Thursday, April 16, 2009

More Thoughts on Turning 60

I turned 60 on March 24th. My older sister insisted that we mark the occasion with a mini family reunion. She flew in to Seattle from Detroit and my niece (her daughter) hosted a birthday party for me, complete with a decades theme. There were party favors and foods from the 1950's, 1960's, 1970's, 1980's, 1990's and 2000's. We had Necco Wafers and Pez, we had ratatouie and carrot cake, and we had poems. My niece asked everyone who came to write a poem for me - and they did! Seeing myself through the eyes of my sister, my husband, my two sons, my great-nieces and daughters-in-law was truly memorable and very moving.
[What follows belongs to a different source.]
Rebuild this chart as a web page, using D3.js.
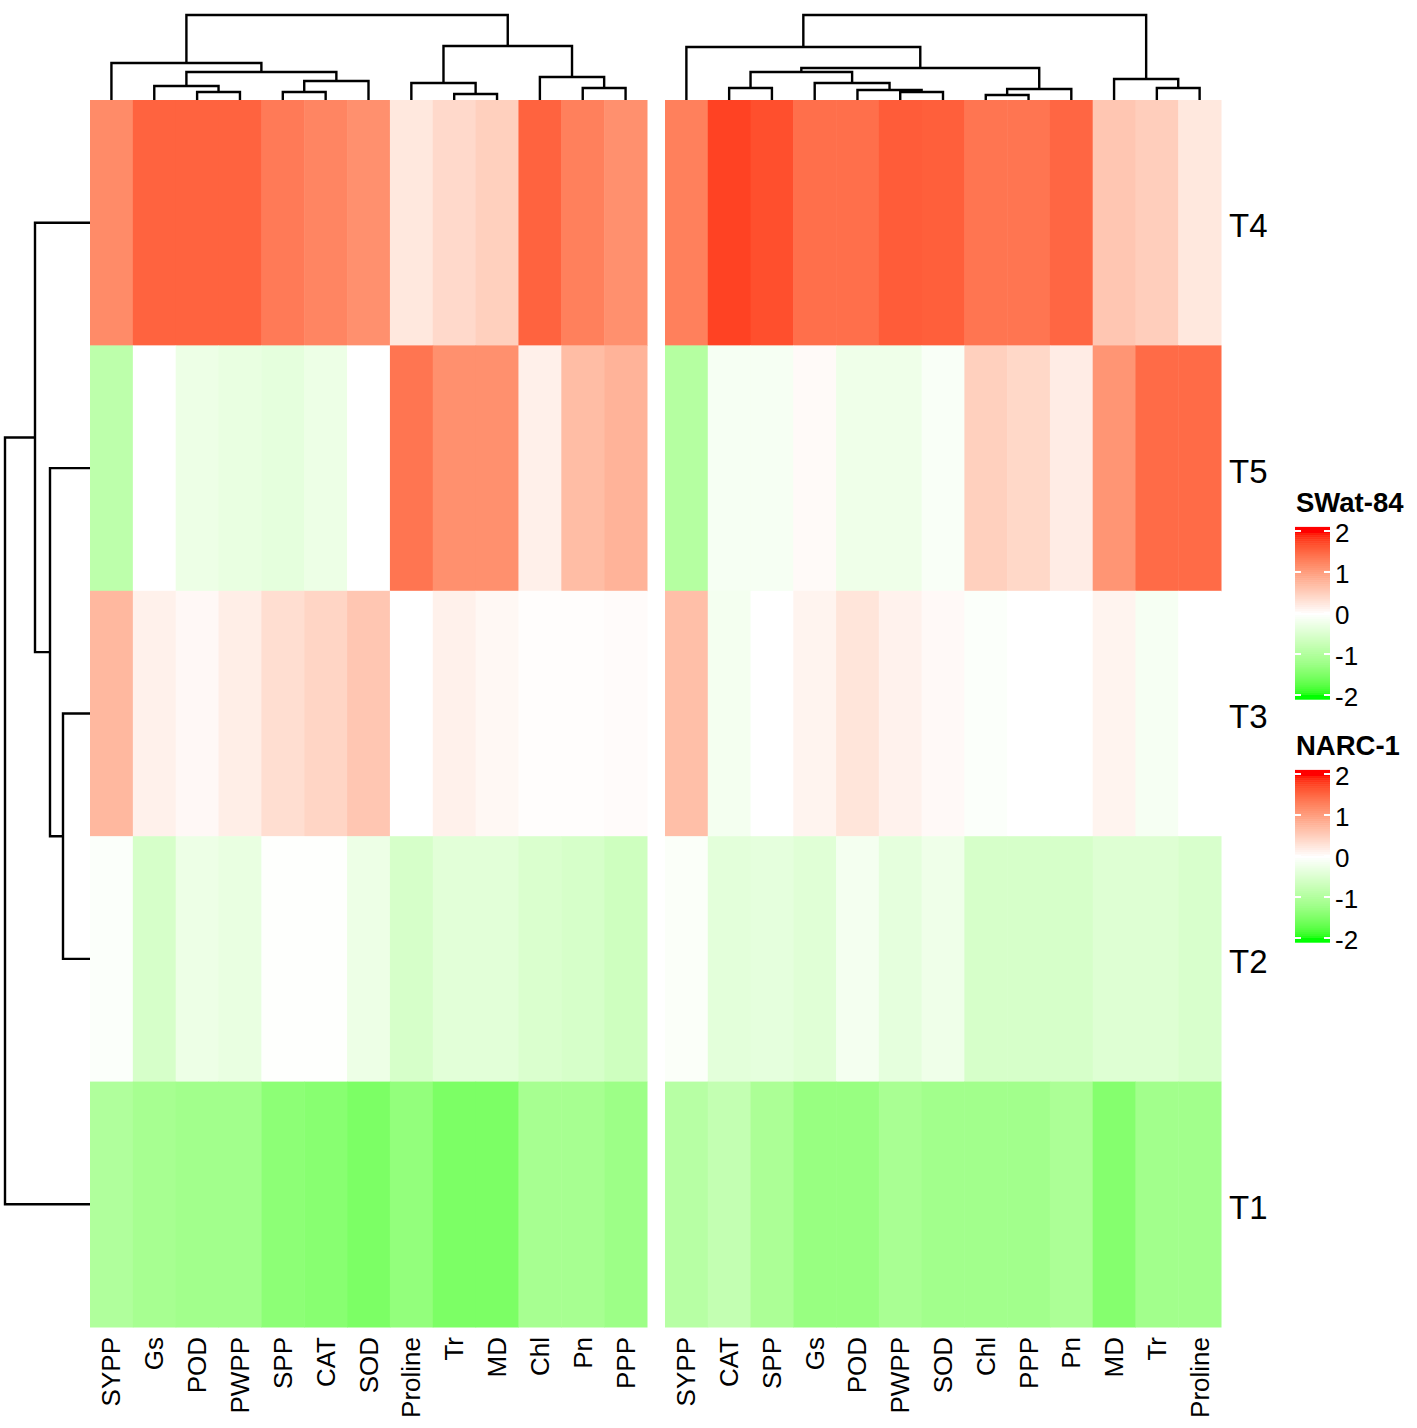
<!DOCTYPE html>
<html>
<head>
<meta charset="utf-8">
<script src="https://cdn.jsdelivr.net/npm/d3@7"></script>
<style>
    body { margin: 0; background: #ffffff; }
    text { font-family: "Liberation Sans", Arial, sans-serif; fill: #000; }
</style>
</head>
<body>
<svg id="heat"></svg>
<script>
// two heatmaps (SWat-84 and NARC-1) sharing the same row clustering
var rows = ["T4", "T5", "T3", "T2", "T1"]

var colsSWat = ["SYPP", "Gs", "POD", "PWPP", "SPP", "CAT", "SOD", "Proline", "Tr", "MD", "Chl", "Pn", "PPP"]
var valsSWat = [
    [1.2, 1.55, 1.55, 1.55, 1.35, 1.25, 1.15, 0.25, 0.4, 0.5, 1.55, 1.3, 1.15],
    [-0.85, 0.0, -0.25, -0.3, -0.35, -0.25, 0.0, 1.4, 1.15, 1.15, 0.16, 0.7, 0.8],
    [0.75, 0.15, 0.07, 0.18, 0.35, 0.45, 0.6, 0.0, 0.15, 0.08, 0.02, 0.02, 0.04],
    [-0.05, -0.55, -0.25, -0.3, -0.02, -0.02, -0.25, -0.55, -0.4, -0.4, -0.5, -0.55, -0.65],
    [-1.0, -1.1, -1.15, -1.15, -1.35, -1.4, -1.5, -1.3, -1.5, -1.5, -1.1, -1.1, -1.2]
]

var colsNARC = ["SYPP", "CAT", "SPP", "Gs", "POD", "PWPP", "SOD", "Chl", "PPP", "Pn", "MD", "Tr", "Proline"]
var valsNARC = [
    [1.3, 1.78, 1.7, 1.45, 1.45, 1.6, 1.58, 1.4, 1.4, 1.52, 0.6, 0.52, 0.25],
    [-0.95, -0.12, -0.12, 0.05, -0.22, -0.22, -0.08, 0.5, 0.42, 0.2, 1.1, 1.48, 1.48],
    [0.68, -0.15, 0.0, 0.12, 0.28, 0.14, 0.06, -0.05, 0.0, 0.0, 0.12, -0.12, 0.0],
    [-0.06, -0.38, -0.35, -0.42, -0.15, -0.35, -0.22, -0.55, -0.55, -0.55, -0.45, -0.45, -0.52],
    [-0.92, -0.78, -1.05, -1.25, -1.25, -1.08, -1.15, -1.15, -1.15, -1.05, -1.42, -1.15, -1.15]
]

// hclust style merges: [a, b, height], a number points to an earlier merge
var rowMerges = [["T3", "T2", 2.7], ["T5", 0, 4.0], ["T4", 1, 5.5], [2, "T1", 8.5]]
var mergesSWat = [
    ["POD", "PWPP", 0.8], ["Gs", 0, 1.4], ["SPP", "CAT", 0.8], [2, "SOD", 1.9], [1, 3, 2.8], ["SYPP", 4, 3.7],
    ["Tr", "MD", 0.6], ["Proline", 6, 1.7], ["Pn", "PPP", 1.2], ["Chl", 8, 2.3], [7, 9, 5.4], [5, 10, 8.5]
]
var mergesNARC = [
    ["CAT", "SPP", 1.2], ["PWPP", "SOD", 0.8], ["POD", 1, 1.0], ["Gs", 2, 1.7], [0, 3, 2.8],
    ["Chl", "PPP", 0.5], [5, "Pn", 1.1], [4, 6, 3.2], ["SYPP", 7, 5.3],
    ["Tr", "Proline", 1.2], ["MD", 9, 2.1], [8, 10, 8.5]
]

var legendTicks = [2, 1, 0, -1, -2]

var dimensions = {
    width: 1417,
    height: 1428,
    top: 100,
    bottom: 1327
}

var svg = d3.select("#heat")
    .attr("width", dimensions.width)
    .attr("height", dimensions.height)

var colorScale = d3.scaleLinear()
    .domain([-2, 0, 2])
    .range(["#00ff00", "#ffffff", "#ff0000"])
    .interpolate(d3.interpolateLab)
    .clamp(true)

var yScale = d3.scaleBand()
    .domain(rows)
    .range([dimensions.top, dimensions.bottom])

// shared dendrogram helper, works out node positions from the merges
function layoutTree(merges, leafPos) {
    var nodes = []
    function get(ref) {
        if (typeof ref === "number") return nodes[ref]
        return { pos: leafPos(ref), h: 0 }
    }
    var segs = []
    merges.forEach(function (m) {
        var a = get(m[0]), b = get(m[1])
        segs.push({ a: a, b: b, h: m[2] })
        nodes.push({ pos: (a.pos + b.pos) / 2, h: m[2] })
    })
    return segs
}

function drawHeatmap(cols, vals, merges, x0, x1) {
    var xScale = d3.scaleBand()
        .domain(cols)
        .range([x0, x1])

    var cells = []
    vals.forEach(function (r, i) {
        r.forEach(function (v, j) {
            cells.push({ row: rows[i], col: cols[j], value: v })
        })
    })

    svg.append("g")
        .selectAll("rect")
        .data(cells)
        .enter()
        .append("rect")
        .attr("x", d => xScale(d.col))
        .attr("y", d => yScale(d.row))
        .attr("width", xScale.bandwidth() + 0.5)
        .attr("height", yScale.bandwidth() + 0.5)
        .attr("fill", d => colorScale(d.value))

    // column labels, rotated
    svg.append("g")
        .selectAll("text")
        .data(cols)
        .enter()
        .append("text")
        .attr("transform", d => "translate(" + (xScale(d) + xScale.bandwidth() / 2) + "," + (dimensions.bottom + 10) + ")rotate(-90)")
        .attr("text-anchor", "end")
        .attr("dominant-baseline", "central")
        .style("font-size", "26px")
        .text(d => d)

    // column dendrogram
    var hScale = d3.scaleLinear().domain([0, 8.5]).range([dimensions.top, 15])
    var segs = layoutTree(merges, d => xScale(d) + xScale.bandwidth() / 2)
    svg.append("g")
        .selectAll("path")
        .data(segs)
        .enter()
        .append("path")
        .attr("d", s => "M" + s.a.pos + "," + hScale(s.a.h) + "V" + hScale(s.h) + "H" + s.b.pos + "V" + hScale(s.b.h))
        .attr("fill", "none")
        .attr("stroke", "#000")
        .attr("stroke-width", 2.4)
}

drawHeatmap(colsSWat, valsSWat, mergesSWat, 90, 647)
drawHeatmap(colsNARC, valsNARC, mergesNARC, 665, 1221)

// row dendrogram on the left
var rowH = d3.scaleLinear().domain([0, 8.5]).range([90, 5])
var rowSegs = layoutTree(rowMerges, d => yScale(d) + yScale.bandwidth() / 2)
svg.append("g")
    .selectAll("path")
    .data(rowSegs)
    .enter()
    .append("path")
    .attr("d", s => "M" + rowH(s.a.h) + "," + s.a.pos + "H" + rowH(s.h) + "V" + s.b.pos + "H" + rowH(s.b.h))
    .attr("fill", "none")
    .attr("stroke", "#000")
    .attr("stroke-width", 2.4)

// row labels
svg.append("g")
    .selectAll("text")
    .data(rows)
    .enter()
    .append("text")
    .attr("x", 1229)
    .attr("y", d => yScale(d) + yScale.bandwidth() / 2 + 3)
    .attr("dominant-baseline", "central")
    .style("font-size", "33px")
    .text(d => d)

// colour legends
function drawLegend(title, top) {
    var g = svg.append("g")
    g.append("text")
        .attr("x", 1296)
        .attr("y", top)
        .style("font-size", "27.5px")
        .style("font-weight", "bold")
        .text(title)

    var ls = d3.scaleLinear().domain([2, -2]).range([top + 19, top + 183])
    var steps = d3.range(2.1, -2.1, -0.05)
    g.selectAll("rect")
        .data(steps)
        .enter()
        .append("rect")
        .attr("x", 1295)
        .attr("y", d => ls(d))
        .attr("width", 35)
        .attr("height", ls(0) - ls(0.05) + 0.6)
        .attr("fill", d => colorScale(d))

    legendTicks.forEach(function (t) {
        g.append("line").attr("x1", 1295).attr("x2", 1301).attr("y1", ls(t)).attr("y2", ls(t))
            .attr("stroke", "#fff").attr("stroke-width", 2)
        g.append("line").attr("x1", 1324).attr("x2", 1330).attr("y1", ls(t)).attr("y2", ls(t))
            .attr("stroke", "#fff").attr("stroke-width", 2)
    })

    g.selectAll(".tick")
        .data(legendTicks)
        .enter()
        .append("text")
        .attr("class", "tick")
        .attr("x", 1335)
        .attr("y", d => ls(d) + 2)
        .attr("dominant-baseline", "central")
        .style("font-size", "26px")
        .text(d => d)
}

drawLegend("SWat-84", 512)
drawLegend("NARC-1", 755)
</script>
</body>
</html>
My sister also gave me a wonderful gift: letters written to my cousin Harry when he was in basic training in 1952. These letters were mostly from my mother and father, and were simply telling Harry about their activities day to day, my father's work and volunteer work, me and my sister. Unremarkable, right? Except that my mother died 6 months after writing these letters. She was already sick. She referred to her "rheumatism" saying her hands were making it hard to write. Only she didn't have rheumatism. She had Scleroderma, but didn't know it yet. The diagnosis would not be given until 3 months after these letters were written.

I have very few actual memories of my mother. She died when I was three and a half. These letters give her back to me. She was a loving mother to me and my sister, a loving wife to my father and a loving aunt to my cousin. She told cousin Harry about the funny things I did, when I was sick, when my sister needed new clothes for school, an opera she attended with my father. She became a real person through these letters, not just a tragic figure who died so young and left me alone.

I am so grateful for these letters. I have read them again and again. I was loved and cared for by my mother, and even though she left so long ago, I carry her in my heart always.